Return the lines below exactly, from the first line to the line that contains "p.yaxis.axis_label_standoff = 22". Leave out pictures.
>> start DATASET CONTENT
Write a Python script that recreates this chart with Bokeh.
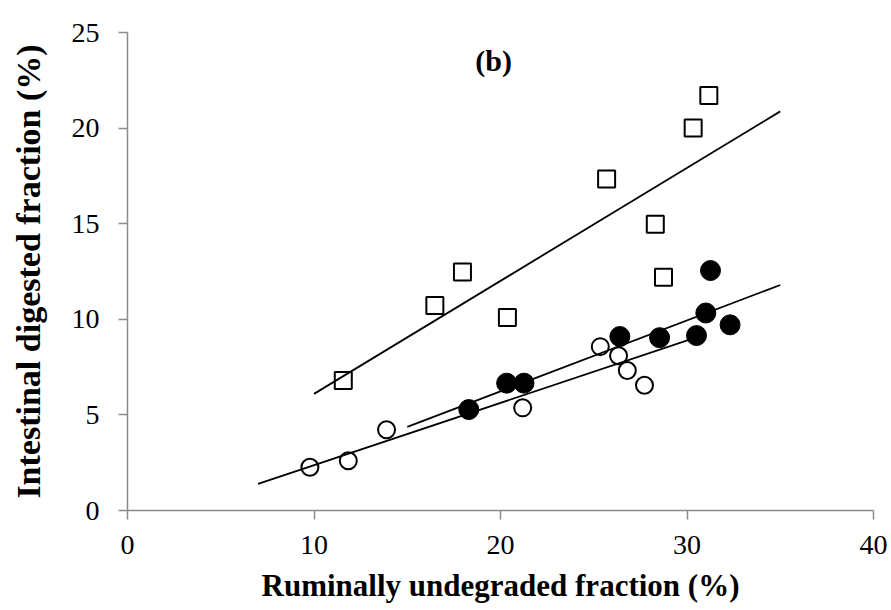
from bokeh.plotting import figure
from bokeh.models import Range1d, FixedTicker, Label
from bokeh.embed import file_html
from bokeh.resources import INLINE

# --- data ---
sq_x = [11.57, 16.48, 17.96, 20.37, 25.69, 28.30, 28.74, 30.33, 31.17]
sq_y = [6.80, 10.72, 12.48, 10.10, 17.34, 14.97, 12.20, 20.00, 21.71]

fc_x = [18.30, 20.33, 21.26, 26.40, 28.53, 30.51, 31.01, 31.26, 32.31]
fc_y = [5.28, 6.66, 6.66, 9.10, 9.04, 9.15, 10.33, 12.55, 9.71]

oc_x = [9.78, 11.84, 13.89, 21.19, 25.35, 26.33, 26.80, 27.72]
oc_y = [2.26, 2.60, 4.22, 5.37, 8.57, 8.09, 7.32, 6.55]

# trend lines: slope, intercept, x start, x end
sq_fit = [0.591, 0.19, 10.0, 35.0]
fc_fit = [0.371, -1.19, 15.0, 35.0]
oc_fit = [0.326, -0.89, 7.0, 30.5]

x_ticks = [0, 10, 20, 30, 40]
y_ticks = [0, 5, 10, 15, 20, 25]

FONT = "Liberation Serif"
AX = "#8a8a8a"

p = figure(width=888, height=610, output_backend="svg", toolbar_location=None,
           x_range=Range1d(0, 40), y_range=Range1d(0, 25),
           min_border_left=127, min_border_right=15,
           min_border_top=32, min_border_bottom=100)
p.outline_line_color = None
p.grid.visible = False
p.background_fill_color = "white"
p.border_fill_color = "white"

p.xaxis.ticker = FixedTicker(ticks=x_ticks)
p.yaxis.ticker = FixedTicker(ticks=y_ticks)
for ax in (p.xaxis, p.yaxis):
    ax.axis_line_color = AX
    ax.axis_line_width = 1.5
    ax.major_tick_line_color = AX
    ax.major_tick_line_width = 1.5
    ax.major_tick_out = 9
    ax.major_tick_in = 0
    ax.minor_tick_line_color = None
    ax.major_label_text_font = FONT
    ax.major_label_text_font_size = "28px"
    ax.major_label_text_color = "black"
    ax.axis_label_text_font = FONT
    ax.axis_label_text_font_style = "bold"
    ax.axis_label_text_color = "black"

p.xaxis.axis_label = "Ruminally undegraded fraction (%)"
p.yaxis.axis_label = "Intestinal digested fraction (%)"
p.xaxis.axis_label_text_font_size = "31px"
p.yaxis.axis_label_text_font_size = "34px"
p.xaxis.major_label_standoff = 16
p.xaxis.axis_label_standoff = 11
p.yaxis.major_label_standoff = 19
p.yaxis.axis_label_standoff = 22

# markers
p.scatter(oc_x, oc_y, marker="circle", size=17, fill_color="white",
          line_color="black", line_width=2)
p.scatter(sq_x, sq_y, marker="square", size=17, fill_color="white",
          line_color="black", line_width=2)
p.scatter(fc_x, fc_y, marker="circle", size=20, fill_color="black",
          line_color="black", line_width=1)

# trend lines
for s, b, x0, x1 in (sq_fit, fc_fit, oc_fit):
    p.line([x0, x1], [s * x0 + b, s * x1 + b], line_color="black", line_width=1.8)

p.add_layout(Label(x=19.63, y=23.52, text="(b)", text_font=FONT,
                   text_font_size="30px", text_font_style="bold",
                   text_align="center", text_baseline="alphabetic",
                   text_color="black"))

open("out.html", "w").write(file_html(p, INLINE))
>> end DATASET CONTENT
→ WRITTEN RESPONSE
Write a Python script that recreates this chart with Bokeh.
from bokeh.plotting import figure
from bokeh.models import Range1d, FixedTicker, Label
from bokeh.embed import file_html
from bokeh.resources import INLINE

# --- data ---
sq_x = [11.57, 16.48, 17.96, 20.37, 25.69, 28.30, 28.74, 30.33, 31.17]
sq_y = [6.80, 10.72, 12.48, 10.10, 17.34, 14.97, 12.20, 20.00, 21.71]

fc_x = [18.30, 20.33, 21.26, 26.40, 28.53, 30.51, 31.01, 31.26, 32.31]
fc_y = [5.28, 6.66, 6.66, 9.10, 9.04, 9.15, 10.33, 12.55, 9.71]

oc_x = [9.78, 11.84, 13.89, 21.19, 25.35, 26.33, 26.80, 27.72]
oc_y = [2.26, 2.60, 4.22, 5.37, 8.57, 8.09, 7.32, 6.55]

# trend lines: slope, intercept, x start, x end
sq_fit = [0.591, 0.19, 10.0, 35.0]
fc_fit = [0.371, -1.19, 15.0, 35.0]
oc_fit = [0.326, -0.89, 7.0, 30.5]

x_ticks = [0, 10, 20, 30, 40]
y_ticks = [0, 5, 10, 15, 20, 25]

FONT = "Liberation Serif"
AX = "#8a8a8a"

p = figure(width=888, height=610, output_backend="svg", toolbar_location=None,
           x_range=Range1d(0, 40), y_range=Range1d(0, 25),
           min_border_left=127, min_border_right=15,
           min_border_top=32, min_border_bottom=100)
p.outline_line_color = None
p.grid.visible = False
p.background_fill_color = "white"
p.border_fill_color = "white"

p.xaxis.ticker = FixedTicker(ticks=x_ticks)
p.yaxis.ticker = FixedTicker(ticks=y_ticks)
for ax in (p.xaxis, p.yaxis):
    ax.axis_line_color = AX
    ax.axis_line_width = 1.5
    ax.major_tick_line_color = AX
    ax.major_tick_line_width = 1.5
    ax.major_tick_out = 9
    ax.major_tick_in = 0
    ax.minor_tick_line_color = None
    ax.major_label_text_font = FONT
    ax.major_label_text_font_size = "28px"
    ax.major_label_text_color = "black"
    ax.axis_label_text_font = FONT
    ax.axis_label_text_font_style = "bold"
    ax.axis_label_text_color = "black"

p.xaxis.axis_label = "Ruminally undegraded fraction (%)"
p.yaxis.axis_label = "Intestinal digested fraction (%)"
p.xaxis.axis_label_text_font_size = "31px"
p.yaxis.axis_label_text_font_size = "34px"
p.xaxis.major_label_standoff = 16
p.xaxis.axis_label_standoff = 11
p.yaxis.major_label_standoff = 19
p.yaxis.axis_label_standoff = 22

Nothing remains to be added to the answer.